In a word? GLORY.
If PR does its job well, the people who pulled off the campaign don’t get the recognition. Maybe their firm gets a mention and a little respect in the industry. But for the most part the individuals who actually developed and implemented a given campaign remain opaque. Like the Wizard of Oz! Pay no attention to the man behind the screen!
If digital strategy people do their jobs well then they get to share in the glory. They get to proclaim it, they get to take ownership of their successes in a way that PR people never really do. When you go into PR you are accepting the fact that a portion of your ego will be subsumed in order to further your clients brands and businesses.
“I don’t really matter, it is the client that matters.”
I think this is the source of a lot of the laziness and apathy that PR firms show their clients. And it is one reason that PR firms scale so neatly. When you don’t really care about each individual client, when you have 15 other clients (or 100), and you aren’t personally involved in the success or failure of that client, one simply cannot care as much.

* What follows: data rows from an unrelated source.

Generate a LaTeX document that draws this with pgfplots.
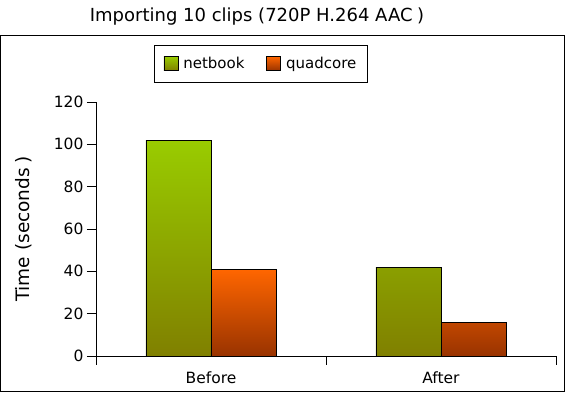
\documentclass[border=0pt]{standalone}
\usepackage{pgfplots}
\pgfplotsset{compat=1.18}
\usepackage{fontspec}
\setmainfont{DejaVu Sans}
\definecolor{ntop}{HTML}{99CC00}
\definecolor{nbot}{HTML}{808000}
\definecolor{qtop}{HTML}{FF6600}
\definecolor{qbot}{HTML}{993300}
\begin{document}
\begin{tikzpicture}[x=1pt,y=1pt]
\path[use as bounding box] (-96,-39) rectangle (469,356);
\draw[line width=1pt] (-95,-36) rectangle (468,320);
\node[font=\fontsize{18}{20}\selectfont] at (161,339) {Importing 10 clips (720P H.264 AAC\kern0.25em)};
\begin{axis}[
  at={(0pt,0pt)}, anchor=south west,
  scale only axis,
  width=460pt, height=254pt,
  xmin=-0.5, xmax=1.5,
  ymin=0, ymax=120,
  axis lines=left,
  axis line style={-, line width=0.8pt},
  ytick={0,20,...,120},
  xtick={-0.5,0.5,1.5},
  xticklabels={},
  extra x ticks={0,1},
  extra x tick labels={Before,After},
  extra x tick style={major tick length=0pt, tick label style={yshift=-12pt}},
  tick align=outside,
  major tick length=9pt,
  tick style={line width=0.8pt, black},
  ticklabel style={font=\fontsize{15.5}{17}\selectfont},
  /pgf/number format/assume math mode=true,
  ylabel={Time (seconds\kern0.25em)},
  ylabel style={font=\fontsize{18.5}{20}\selectfont, at={(axis description cs:-0.1565,0.5)}, anchor=center},
  ybar, bar width=65pt,
  legend style={at={(0.3587,1.1516)}, anchor=center, legend columns=2, draw=black, line width=0.8pt,
    font=\fontsize{15}{17}\selectfont, inner xsep=9pt, inner ysep=10pt,
    /tikz/every odd column/.style={column sep=3pt},
    /tikz/every even column/.style={column sep=20pt}},
  legend image code/.code={\draw[#1, line width=0.6pt] (0pt,-7pt) rectangle (14pt,7pt);},
  clip=false,
]
\addplot[draw=black, line width=0.8pt, top color=ntop, bottom color=nbot, bar shift=-32.5pt] coordinates {(0,102) (1,42)};
\addplot[draw=black, line width=0.8pt, top color=qtop, bottom color=qbot, bar shift=32.5pt] coordinates {(0,41) (1,16)};
\legend{netbook,quadcore}
\end{axis}
\end{tikzpicture}
\end{document}
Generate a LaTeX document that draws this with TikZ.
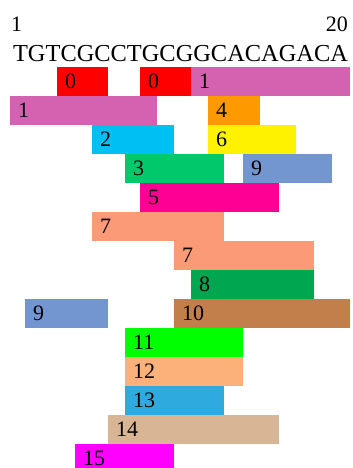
\documentclass[tikz,border=0pt]{standalone}
\usepackage{fontspec}
\setmainfont{Liberation Serif}
\definecolor{cRed}{HTML}{FF0000}
\definecolor{cPink}{HTML}{D462B0}
\definecolor{cOrange}{HTML}{FF9900}
\definecolor{cSky}{HTML}{00BFF3}
\definecolor{cYellow}{HTML}{FFF200}
\definecolor{cGreen}{HTML}{00C86B}
\definecolor{cSlate}{HTML}{7396D1}
\definecolor{cRose}{HTML}{FF0095}
\definecolor{cSalmon}{HTML}{FB9A77}
\definecolor{cDGreen}{HTML}{00A650}
\definecolor{cBrown}{HTML}{C37F4B}
\definecolor{cLime}{HTML}{00FF00}
\definecolor{cPeach}{HTML}{FCB07A}
\definecolor{cBlue}{HTML}{2EAADF}
\definecolor{cTan}{HTML}{D8B595}
\definecolor{cMag}{HTML}{FF00FF}
\tikzset{
  segbox/.style={rectangle, draw=none, inner sep=0pt, minimum height=29pt, anchor=north west},
  seglabel/.style={inner sep=0pt, anchor=west, font=\fontsize{22}{26}\selectfont},
  seqtext/.style={inner sep=0pt, font=\fontsize{24.4}{28}\selectfont},
  endnum/.style={inner sep=0pt, font=\fontsize{22}{26}\selectfont}
}
\newcommand\seg[6]{%
  \node[segbox, fill=#5, minimum width={#3-#2}] (#1) at (#2,#4) {};
  \node[seglabel] (#1l) at ([xshift=8pt]#1.west) {#6};
}
\begin{document}
\begin{tikzpicture}[x=1pt,y=-1pt]
\useasboundingbox (0,0) rectangle (353,468);
\node[endnum, anchor=base west] (n1) at (11,32) {1};
\node[endnum, anchor=base east] (n20) at (348,32) {20};
\node[seqtext, anchor=base] (seq) at (180.5,62) {TGTCGCCTGCGGCACAGACA};
% row 1
\seg{a1}{57}{108}{67}{cRed}{0}
\seg{a2}{140}{191}{67}{cRed}{0}
\seg{a3}{191}{350}{67}{cPink}{1}
% row 2
\seg{b1}{10}{157}{96}{cPink}{1}
\seg{b2}{208}{260}{96}{cOrange}{4}
% row 3
\seg{c1}{92}{174}{125}{cSky}{2}
\seg{c2}{208}{296}{125}{cYellow}{6}
% row 4
\seg{d1}{125}{224}{154}{cGreen}{3}
\seg{d2}{243}{332}{154}{cSlate}{9}
% row 5
\seg{e1}{140}{279}{183}{cRose}{5}
% row 6
\seg{f1}{92}{224}{212}{cSalmon}{7}
% row 7
\seg{g1}{174}{314}{241}{cSalmon}{7}
% row 8
\seg{h1}{191}{314}{270}{cDGreen}{8}
% row 9
\seg{i1}{25}{108}{299}{cSlate}{9}
\seg{i2}{174}{350}{299}{cBrown}{10}
% row 10
\seg{j1}{125}{243}{328}{cLime}{11}
% row 11
\seg{k1}{125}{243}{357}{cPeach}{12}
% row 12
\seg{l1}{125}{224}{386}{cBlue}{13}
% row 13
\seg{m1}{108}{279}{415}{cTan}{14}
% row 14
\seg{n1b}{75}{174}{444}{cMag}{15}
\end{tikzpicture}
\end{document}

But with social media, the marketers and strategists, the designers and developers, because they also operate their personal and professional profiles in online world, they are immediately and prominently linked to their clients presences.
But it also means that when that client has a giant success, we get to share in it. Because the veil has been drawn back. We tell you who we are, what we do, who our clients are and because of that transparency, we come a little closet to aligning our interests with our clients.